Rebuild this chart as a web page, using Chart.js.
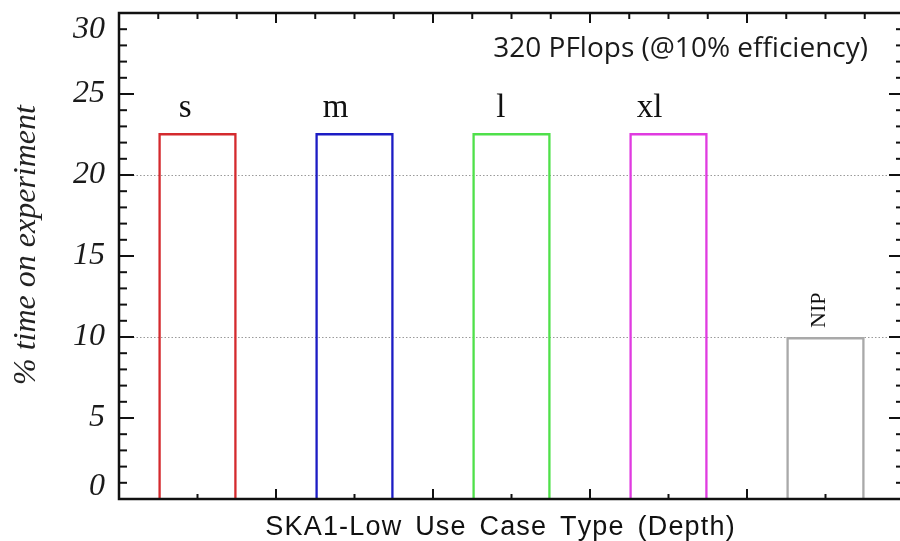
<!DOCTYPE html>
<html>
<head>
<meta charset="utf-8">
<script src="https://cdn.jsdelivr.net/npm/chart.js@4/dist/chart.umd.min.js"></script>
<style>
  html, body { margin: 0; padding: 0; background: #fff; overflow: hidden; }
  #wrap { width: 904px; height: 541px; }
</style>
</head>
<body>
<div id="wrap"><canvas id="c"></canvas></div>
<script>
// Use-case categories and the share of observing time each one takes
const categories = ['s', 'm', 'l', 'xl', 'NIP'];
const timeOnExperiment = [22.6, 22.6, 22.6, 22.6, 10.0];
const barColors = ['#d42a2e', '#1c1cc4', '#4fe04a', '#e03be0', '#a9a9a9'];
const yTickValues = [0, 5, 10, 15, 20, 25, 30];
const dottedGridValues = [10, 20];
const noteText = '320 PFlops (@10% efficiency)';
const xAxisTitle = 'SKA1-Low Use Case Type (Depth)';
const yAxisTitle = '% time on experiment';

const SERIF = '"Liberation Serif", "DejaVu Serif", serif';

// Draw a string one glyph at a time so letters and words can be spread out.
function spacedText(ctx, text, cx, baseline, letterGap, wordGap) {
  const widths = [...text].map(ch => ctx.measureText(ch).width + letterGap + (ch === ' ' ? wordGap : 0));
  const total = widths.reduce((s, w) => s + w, 0) - letterGap;
  let px = cx - total / 2;
  ctx.textAlign = 'left';
  [...text].forEach((ch, i) => { ctx.fillText(ch, px, baseline); px += widths[i]; });
}

// Frame with inward ticks on all four sides, dotted reference lines,
// axis labels, the category labels over the bars and the note in the corner.
const frameAndLabels = {
  id: 'frameAndLabels',
  beforeDatasetsDraw(chart) {
    const { ctx, chartArea: a, scales: { y } } = chart;
    ctx.save();
    ctx.strokeStyle = '#9a9a9a';
    ctx.lineWidth = 1;
    ctx.setLineDash([1.5, 2]);
    dottedGridValues.forEach(v => {
      const py = Math.round(y.getPixelForValue(v)) + 0.5;
      ctx.beginPath(); ctx.moveTo(a.left, py); ctx.lineTo(a.right, py); ctx.stroke();
    });
    ctx.restore();
  },
  afterDatasetsDraw(chart) {
    const { ctx, chartArea: a, scales: { x, y } } = chart;
    ctx.save();
    ctx.strokeStyle = '#111';
    ctx.lineCap = 'butt';

    // y ticks, every unit, longer every 5
    ctx.lineWidth = 2;
    for (let v = 0; v <= 30; v++) {
      const py = y.getPixelForValue(v);
      const len = v % 5 === 0 ? 15 : 8;
      ctx.beginPath(); ctx.moveTo(a.left, py); ctx.lineTo(a.left + len, py); ctx.stroke();
      ctx.beginPath(); ctx.moveTo(a.right, py); ctx.lineTo(a.right - len, py); ctx.stroke();
    }

    // x ticks: quarter steps on top, half steps on bottom
    const n = categories.length;
    for (let k = 0; k <= n * 4; k++) {
      const px = x.getPixelForValue(-0.5 + k / 4);
      const major = k % 4 === 0;
      ctx.beginPath(); ctx.moveTo(px, a.top); ctx.lineTo(px, a.top + (major ? 10 : 6)); ctx.stroke();
      if (k % 2 === 0) {
        ctx.beginPath(); ctx.moveTo(px, a.bottom); ctx.lineTo(px, a.bottom - (major ? 10 : 5)); ctx.stroke();
      }
    }

    // frame
    ctx.lineWidth = 2.5;
    ctx.strokeRect(a.left, a.top, a.right - a.left, a.bottom - a.top);

    // y tick labels; the end labels sit just inside the axis ends
    ctx.fillStyle = '#1a1a1a';
    ctx.font = 'italic 32px ' + SERIF;
    ctx.textAlign = 'right';
    ctx.textBaseline = 'middle';
    yTickValues.forEach(v => {
      const shift = v === y.min ? -12 : (v === y.max ? 17 : 0);
      ctx.fillText(String(v), a.left - 14, y.getPixelForValue(v) + shift);
    });

    // y axis title
    ctx.save();
    ctx.translate(27, 245);
    ctx.rotate(-Math.PI / 2);
    ctx.font = 'italic 32px ' + SERIF;
    ctx.textAlign = 'center';
    ctx.textBaseline = 'middle';
    ctx.fillStyle = '#222';
    ctx.fillText(yAxisTitle, 0, 0);
    ctx.restore();

    // x axis title
    ctx.fillStyle = '#111';
    ctx.textBaseline = 'alphabetic';
    ctx.font = '27px "Liberation Sans", Arial, sans-serif';
    spacedText(ctx, xAxisTitle, 500, 535, 1.2, 4);

    // category labels above the bars
    const meta = chart.getDatasetMeta(0);
    categories.forEach((name, i) => {
      const bar = meta.data[i];
      if (name === 'NIP') {
        ctx.save();
        ctx.translate(bar.x - 6, bar.y - 9);
        ctx.rotate(-Math.PI / 2);
        ctx.font = '22px ' + SERIF;
        ctx.textAlign = 'left';
        ctx.textBaseline = 'middle';
        ctx.fillText(name, 0, 0);
        ctx.restore();
      } else {
        ctx.font = '33px ' + SERIF;
        ctx.textAlign = 'right';
        ctx.fillText(name, bar.x - 6, bar.y - 16);
      }
    });

    // note in the upper right corner
    ctx.font = '28px "Open Sans", Lato, sans-serif';
    ctx.textAlign = 'right';
    ctx.fillStyle = '#1a1a1a';
    ctx.fillText(noteText, 868, 57);
    ctx.restore();
  }
};

new Chart(document.getElementById('c'), {
  type: 'bar',
  data: {
    labels: categories,
    datasets: [{
      data: timeOnExperiment,
      backgroundColor: 'rgba(0,0,0,0)',
      borderColor: barColors,
      borderWidth: 2.5,
      borderSkipped: 'start',
      categoryPercentage: 1,
      barPercentage: 0.5
    }]
  },
  options: {
    responsive: true,
    maintainAspectRatio: false,
    animation: false,
    layout: { padding: { top: 13, right: 0, left: 0, bottom: 0 } },
    plugins: { legend: { display: false }, tooltip: { enabled: false } },
    scales: {
      x: {
        offset: true,
        grid: { display: false, drawTicks: false },
        border: { display: false },
        ticks: { display: false },
        afterFit(scale) { scale.height = 42; }
      },
      y: {
        min: 0,
        max: 30,
        grid: { display: false, drawTicks: false },
        border: { display: false },
        ticks: { display: false, stepSize: 5 },
        afterFit(scale) { scale.width = 119; }
      }
    }
  },
  plugins: [frameAndLabels]
});
</script>
</body>
</html>
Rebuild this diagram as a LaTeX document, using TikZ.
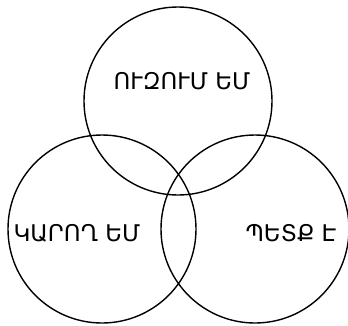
\documentclass[tikz,border=0pt]{standalone}
\usepackage{fontspec}
\newfontfamily\armfont{DejaVu Sans}
\usetikzlibrary{positioning}

\begin{document}
\begin{tikzpicture}[x=1pt, y=-1pt,
  ring/.style={draw, circle, line width=1.4pt, minimum size=188pt, inner sep=0pt},
  lbl/.style={inner sep=0pt, font=\armfont\fontsize{23}{26}\selectfont}
]
\useasboundingbox (0,0) rectangle (348,325);

\node[ring] (want) at (178,101) {};
\node[ring] (can)  at (102,229) {};
\node[ring] (must) at (255,229) {};

\node[lbl] (twant) at (182,81)  {ՈՒԶՈՒՄ ԵՄ};
\node[lbl] (tcan)  at (77,233)  {ԿԱՐՈՂ ԵՄ};
\node[lbl] (tmust) at (291,233) {ՊԵՏՔ Է};
\end{tikzpicture}
\end{document}
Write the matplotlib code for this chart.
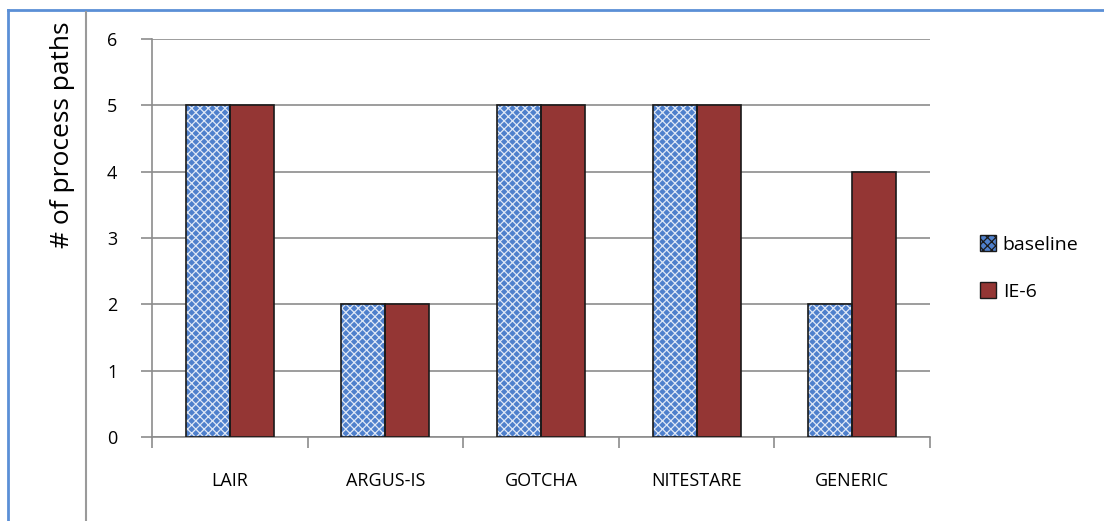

---------------

Work instructions:
Copy the material shown above in full and exactly. Skip the pictures.

Complete output:
Rebuild this chart as a web page, using Chart.js.
<!DOCTYPE html>
<html>
<head>
<meta charset="utf-8">
<script src="https://cdn.jsdelivr.net/npm/chart.js@4/dist/chart.umd.min.js"></script>
<style>
  html, body { margin: 0; padding: 0; background: #fff; overflow: hidden; }
  #wrap { width: 904px; height: 541px; }
</style>
</head>
<body>
<div id="wrap"><canvas id="c"></canvas></div>
<script>
// Use-case categories and the share of observing time each one takes
const categories = ['s', 'm', 'l', 'xl', 'NIP'];
const timeOnExperiment = [22.6, 22.6, 22.6, 22.6, 10.0];
const barColors = ['#d42a2e', '#1c1cc4', '#4fe04a', '#e03be0', '#a9a9a9'];
const yTickValues = [0, 5, 10, 15, 20, 25, 30];
const dottedGridValues = [10, 20];
const noteText = '320 PFlops (@10% efficiency)';
const xAxisTitle = 'SKA1-Low Use Case Type (Depth)';
const yAxisTitle = '% time on experiment';

const SERIF = '"Liberation Serif", "DejaVu Serif", serif';

// Draw a string one glyph at a time so letters and words can be spread out.
function spacedText(ctx, text, cx, baseline, letterGap, wordGap) {
  const widths = [...text].map(ch => ctx.measureText(ch).width + letterGap + (ch === ' ' ? wordGap : 0));
  const total = widths.reduce((s, w) => s + w, 0) - letterGap;
  let px = cx - total / 2;
  ctx.textAlign = 'left';
  [...text].forEach((ch, i) => { ctx.fillText(ch, px, baseline); px += widths[i]; });
}

// Frame with inward ticks on all four sides, dotted reference lines,
// axis labels, the category labels over the bars and the note in the corner.
const frameAndLabels = {
  id: 'frameAndLabels',
  beforeDatasetsDraw(chart) {
    const { ctx, chartArea: a, scales: { y } } = chart;
    ctx.save();
    ctx.strokeStyle = '#9a9a9a';
    ctx.lineWidth = 1;
    ctx.setLineDash([1.5, 2]);
    dottedGridValues.forEach(v => {
      const py = Math.round(y.getPixelForValue(v)) + 0.5;
      ctx.beginPath(); ctx.moveTo(a.left, py); ctx.lineTo(a.right, py); ctx.stroke();
    });
    ctx.restore();
  },
  afterDatasetsDraw(chart) {
    const { ctx, chartArea: a, scales: { x, y } } = chart;
    ctx.save();
    ctx.strokeStyle = '#111';
    ctx.lineCap = 'butt';

    // y ticks, every unit, longer every 5
    ctx.lineWidth = 2;
    for (let v = 0; v <= 30; v++) {
      const py = y.getPixelForValue(v);
      const len = v % 5 === 0 ? 15 : 8;
      ctx.beginPath(); ctx.moveTo(a.left, py); ctx.lineTo(a.left + len, py); ctx.stroke();
      ctx.beginPath(); ctx.moveTo(a.right, py); ctx.lineTo(a.right - len, py); ctx.stroke();
    }

    // x ticks: quarter steps on top, half steps on bottom
    const n = categories.length;
    for (let k = 0; k <= n * 4; k++) {
      const px = x.getPixelForValue(-0.5 + k / 4);
      const major = k % 4 === 0;
      ctx.beginPath(); ctx.moveTo(px, a.top); ctx.lineTo(px, a.top + (major ? 10 : 6)); ctx.stroke();
      if (k % 2 === 0) {
        ctx.beginPath(); ctx.moveTo(px, a.bottom); ctx.lineTo(px, a.bottom - (major ? 10 : 5)); ctx.stroke();
      }
    }

    // frame
    ctx.lineWidth = 2.5;
    ctx.strokeRect(a.left, a.top, a.right - a.left, a.bottom - a.top);

    // y tick labels; the end labels sit just inside the axis ends
    ctx.fillStyle = '#1a1a1a';
    ctx.font = 'italic 32px ' + SERIF;
    ctx.textAlign = 'right';
    ctx.textBaseline = 'middle';
    yTickValues.forEach(v => {
      const shift = v === y.min ? -12 : (v === y.max ? 17 : 0);
      ctx.fillText(String(v), a.left - 14, y.getPixelForValue(v) + shift);
    });

    // y axis title
    ctx.save();
    ctx.translate(27, 245);
    ctx.rotate(-Math.PI / 2);
    ctx.font = 'italic 32px ' + SERIF;
    ctx.textAlign = 'center';
    ctx.textBaseline = 'middle';
    ctx.fillStyle = '#222';
    ctx.fillText(yAxisTitle, 0, 0);
    ctx.restore();

    // x axis title
    ctx.fillStyle = '#111';
    ctx.textBaseline = 'alphabetic';
    ctx.font = '27px "Liberation Sans", Arial, sans-serif';
    spacedText(ctx, xAxisTitle, 500, 535, 1.2, 4);

    // category labels above the bars
    const meta = chart.getDatasetMeta(0);
    categories.forEach((name, i) => {
      const bar = meta.data[i];
      if (name === 'NIP') {
        ctx.save();
        ctx.translate(bar.x - 6, bar.y - 9);
        ctx.rotate(-Math.PI / 2);
        ctx.font = '22px ' + SERIF;
        ctx.textAlign = 'left';
        ctx.textBaseline = 'middle';
        ctx.fillText(name, 0, 0);
        ctx.restore();
      } else {
        ctx.font = '33px ' + SERIF;
        ctx.textAlign = 'right';
        ctx.fillText(name, bar.x - 6, bar.y - 16);
      }
    });

    // note in the upper right corner
    ctx.font = '28px "Open Sans", Lato, sans-serif';
    ctx.textAlign = 'right';
    ctx.fillStyle = '#1a1a1a';
    ctx.fillText(noteText, 868, 57);
    ctx.restore();
  }
};

new Chart(document.getElementById('c'), {
  type: 'bar',
  data: {
    labels: categories,
    datasets: [{
      data: timeOnExperiment,
      backgroundColor: 'rgba(0,0,0,0)',
      borderColor: barColors,
      borderWidth: 2.5,
      borderSkipped: 'start',
      categoryPercentage: 1,
      barPercentage: 0.5
    }]
  },
  options: {
    responsive: true,
    maintainAspectRatio: false,
    animation: false,
    layout: { padding: { top: 13, right: 0, left: 0, bottom: 0 } },
    plugins: { legend: { display: false }, tooltip: { enabled: false } },
    scales: {
      x: {
        offset: true,
        grid: { display: false, drawTicks: false },
        border: { display: false },
        ticks: { display: false },
        afterFit(scale) { scale.height = 42; }
      },
      y: {
        min: 0,
        max: 30,
        grid: { display: false, drawTicks: false },
        border: { display: false },
        ticks: { display: false, stepSize: 5 },
        afterFit(scale) { scale.width = 119; }
      }
    }
  },
  plugins: [frameAndLabels]
});
</script>
</body>
</html>
Rebuild this diagram as a LaTeX document, using TikZ.
\documentclass[tikz,border=0pt]{standalone}
\usepackage{fontspec}
\newfontfamily\armfont{DejaVu Sans}
\usetikzlibrary{positioning}

\begin{document}
\begin{tikzpicture}[x=1pt, y=-1pt,
  ring/.style={draw, circle, line width=1.4pt, minimum size=188pt, inner sep=0pt},
  lbl/.style={inner sep=0pt, font=\armfont\fontsize{23}{26}\selectfont}
]
\useasboundingbox (0,0) rectangle (348,325);

\node[ring] (want) at (178,101) {};
\node[ring] (can)  at (102,229) {};
\node[ring] (must) at (255,229) {};

\node[lbl] (twant) at (182,81)  {ՈՒԶՈՒՄ ԵՄ};
\node[lbl] (tcan)  at (77,233)  {ԿԱՐՈՂ ԵՄ};
\node[lbl] (tmust) at (291,233) {ՊԵՏՔ Է};
\end{tikzpicture}
\end{document}
Write the matplotlib code for this chart.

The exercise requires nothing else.